10:12 The words of a wise person 4  win him 5  favor, 6 

but the words 7  of a fool are self-destructive. 8 

10:13 At the beginning his words 9  are foolish

and at the end 10  his talk 11  is wicked madness, 12 

10:14 yet a fool keeps on babbling. 13 

No one knows what will happen;

who can tell him what will happen in the future? 14 

10:15 The toil of a stupid fool 15  wears him out, 16 

because he does not even know the way to the city. 17 

1 tn Heb “without charming.”

2 tn Heb “the master of the tongue.”

3 tn Heb “has no profit”; ASV, NAB, NRSV “there is no advantage.”

4 tn Heb “of a wise man’s mouth.”

5 tn The phrase “win him” does not appear in the Hebrew text, but has been supplied in the translation for clarity.

6 tn Or “are gracious.” The antithetical parallelism suggests that חֵן (khen) does not denote “gracious character” but “[gain] favor” (e.g., Gen 39:21; Exod 3:21; 11:3; 12:36; Prov 3:4, 34; 13:15; 22:1; 28:23; Eccl 9:11); cf. HALOT 332 s.v. חֵן 2; BDB 336 s.v. חֵן 2. The LXX, on the other hand, rendered חֶן with χάρις (caris, “gracious”). The English versions are divided: “are gracious” (KJV, YLT, ASV, NASB, NIV) and “win him favor” (NEB, RSV, NRSV, NAB, MLB, NJPS, Moffatt).

7 tn Heb “lips.”

8 tn Heb “consume him”; or “engulf him.” The verb I בלע (“to swallow”) creates a striking wordplay on the homonymic root II בלע (“to speak eloquently”; HALOT 134-35 s.v בלע). Rather than speaking eloquently (II בלע, “to speak eloquently”), the fool utters words that are self-destructive (I בלע, “to swallow, engulf”).

9 tn Heb “the words of his mouth.”

10 sn The terms “beginning” and “end” form a merism, a figure of speech in which two opposites are contrasted to indicate totality (e.g., Deut 6:7; Ps 139:8; Eccl 3:2-8). The words of a fool are madness from “start to finish.”

11 tn Heb “his mouth.”

12 tn Heb “madness of evil.”

13 tn Heb “and the fool multiplies words.” This line is best taken as the third line of a tricola encompassing 10:13-14a (NASB, NRSV, NJPS, Moffatt) rather than the first line of a tricola encompassing 10:14 (KJV, NEB, RSV, NAB, ASV, NIV). Several versions capture the sense of this line well: “a fool prates on and on” (Moffatt) and “Yet the fool talks and talks!” (NJPS).

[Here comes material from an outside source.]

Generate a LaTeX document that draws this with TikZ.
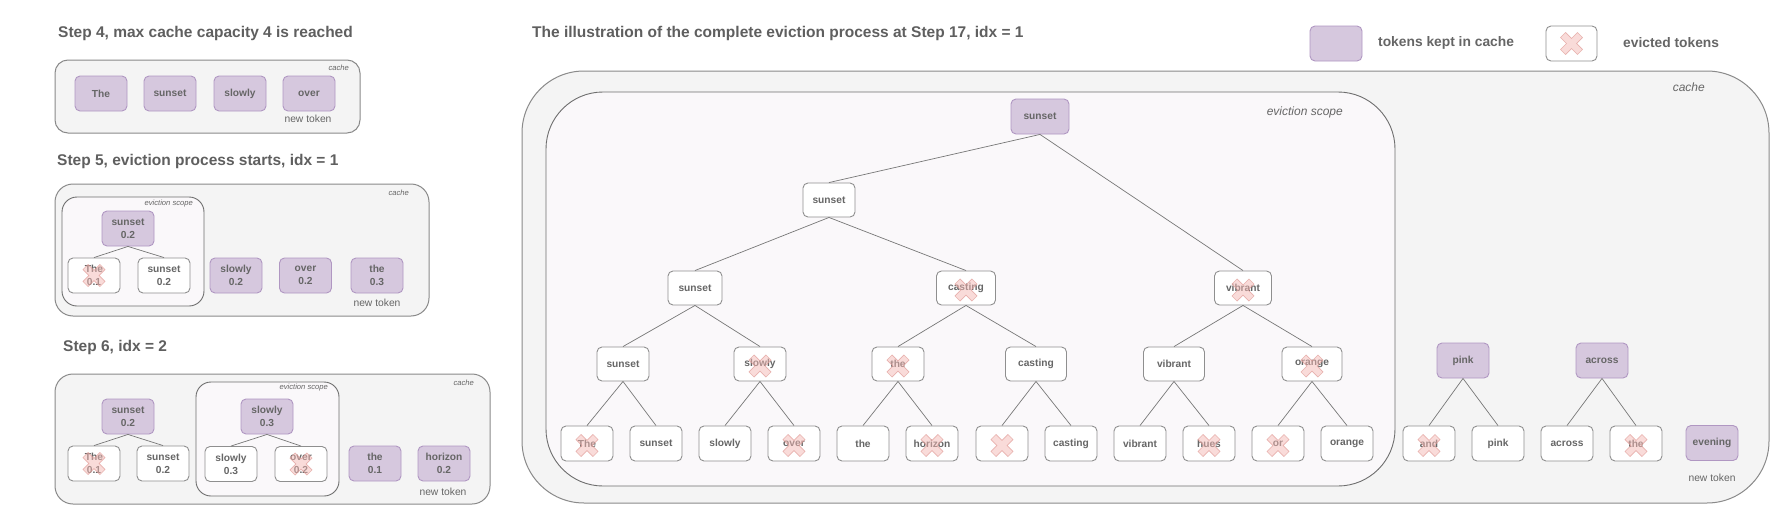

14 tn Heb “after him”; or “after he [dies].”

15 tn The plural form of הַכְּסִילִים (hakkÿsilim, from כְּסִיל, kÿsil, “fool”) denotes (1) plural of number: referring to several fools or (2) plural of habitual character or plural of intensity (referring to a single person characterized by a habitual or intense quality of foolishness). The latter is favored because the two verbs in 10:15 are both singular in form: “wearies him” (תְּיַגְּעֶנּוּ, tÿyaggÿennu) and “he does [not] know” (לֹא־יָדַע, lo-yada’); see GKC 440-41 §135.p. The article on הַכְּסִילִים is used in the generic sense.

16 tn This line may be interpreted in one of three ways: (1) “the labor of fools wearies him because he did not know enough to go to a town,” referring to the labor of the peasants who had not been able to find a place in town where life was easier; (2) “the labor of the fools so wearies everyone of them (singular pronoun taken in a distributive sense) so much that he even does not know how to go to town,” that is, he does not even know how to do the easiest thing in the world; (3) “let the labor of fools so weary him that he may not even know how to go to town,” taking the verb as a jussive, describing the foolish man described in 10:12-14. See D. Barthélemy, ed., Preliminary and Interim Report on the Hebrew Old Testament Text Project, 3:592–93.

17 tn Heb “he does not know to go to the city.”